Apartando la cara de mí, miró fijamente la almohada arrugada que había en la cabecera de la cama.
—¿Pensaba matar a Carl? ¿Por eso nos mandó a casa de la señora Hutchinson cuando Carl ya estaba aquí?
—No. Pensaba en Martha. No quería que le ocurriera nada a Martha.
—¿Quién le iba a hacer daño si no usted?
—Tenía miedo de hacérselo yo —contestó con acento de tristeza—. Fue uno de los pensamientos que se me ocurrieron, que había que matar a Martha. De lo contrario, nada tenía sentido.
—¿Y también a Carl? ¿Había que matarle?
—Creí que sería capaz de hacerlo —repuso ella—. Permanecí a su lado con el cuchillo en la mano largo rato, mientras él dormía. Podría decir que había obrado en defensa propia, y que él había confesado todos los asesinatos antes de morir. La casa y todo el dinero serían para mí y podría pagar al doctor Grantland para que me dejase en paz. Nadie más sospecharía de mí.
»Pero no fui capaz de llevarlo a cabo —prosiguió—. Dejé caer el cuchillo al suelo. No podía hacerle daño a Carl, ni a Martha. Quería que viviesen. Eso le quitaba sentido a todo el asunto, ¿verdad?
—Se equivoca. El hecho de que no los matase es el único sentido que queda.
—¿Qué importancia tiene? Desde la noche en que maté a Alicia y a mi bebé, cada uno de los días que he vivido ha sido un crimen contra la naturaleza. No hay una sola persona en la faz de la tierra que no me odiase si supiera lo que he hecho.
Tenía el rostro retorcido. Creí que trataba de no llorar. Luego pensé que estaba tratando de llorar.

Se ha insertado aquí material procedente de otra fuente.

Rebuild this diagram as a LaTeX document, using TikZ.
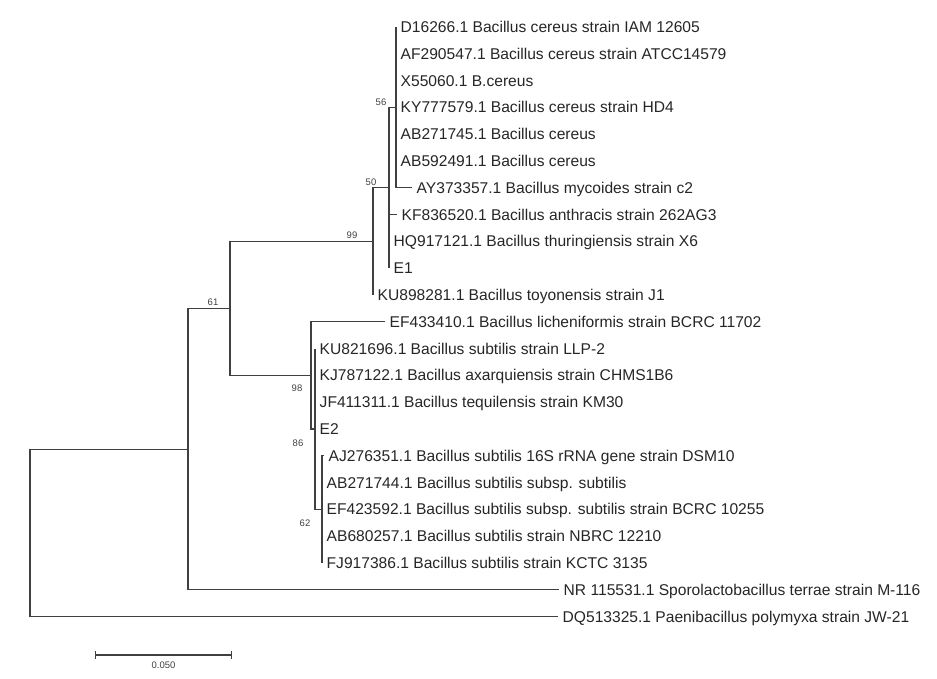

—Yo no la odio, Mildred. Al contrario.
Yo era un ex poli y las palabras salieron con dificultad. Pero tenía que decirlas si no quería quedarme todo el resto de mi vida con la vieja foto en blanco y negro, la idea de que había sólo gente buena y gente mala, y que todo saldría a pedir de boca si la gente buena encerraba a la mala o la aniquilaba con armas nucleares pequeñas y personalizadas.
Era una idea muy reconfortante y vigorizante para el ego. Durante años la había utilizado para justificar mis propias actividades, combatir el fuego con el fuego y la violencia con la violencia, acometiendo empresas inútiles mientras la gente moría: un Tarzán ligeramente sujeto a la tierra en una jungla ligeramente paranoide. Paisaje con figura de mono pelón.
Ya iba siendo hora de que cambiase la foto por otra que incluyera algunos de los matices más sutiles. Mildred era tan culpable como podía serlo una chica, pero no era el único culpable. Una corriente alterna de culpabilidad iba de ella a los que teníamos que ver con ella. Grantland y Rica, Ostervelt y yo. La mujer pelirroja que bebía hasta dejar el tiempo tumbado bajo la mesa. El padre que había abandonado a la familia y que había muerto por ello, simbólicamente, en la bañera del senador. Hasta la familia Hallman, las cuatro víctimas, habían sido, en cierto sentido, creadores de víctimas también. La corriente de culpabilidad fluía por un circuito cerrado, si la seguías durante un trecho suficiente.
Pensando en Alicia Hallman y en su legado de muerte, aquel legado sin límites fijos, casi me sentí dispuesto a creer en sus maléficos. Si no existían en el mundo real, surgían de las profundidades del mar interior de cada hombre, gentiles como sueños nocturnos, con la fuerza deslomadora de los maremotos. Quizás existían en el sentido de que los hombres y las mujeres eran sus propios maléficos, los autores secretos de su propia destrucción. Tenías que andarte con mucho cuidado con lo que soñabas.
La ola de la noche había pasado a través de Mildred y la había dejado fría y temblorosa. La estreché entre mis brazos durante un ratito. La luz, fuera de la ventana, se había transformado en mañana. Las verdes ramas de los árboles se movían en ella. El viento soplaba a través de las hojas.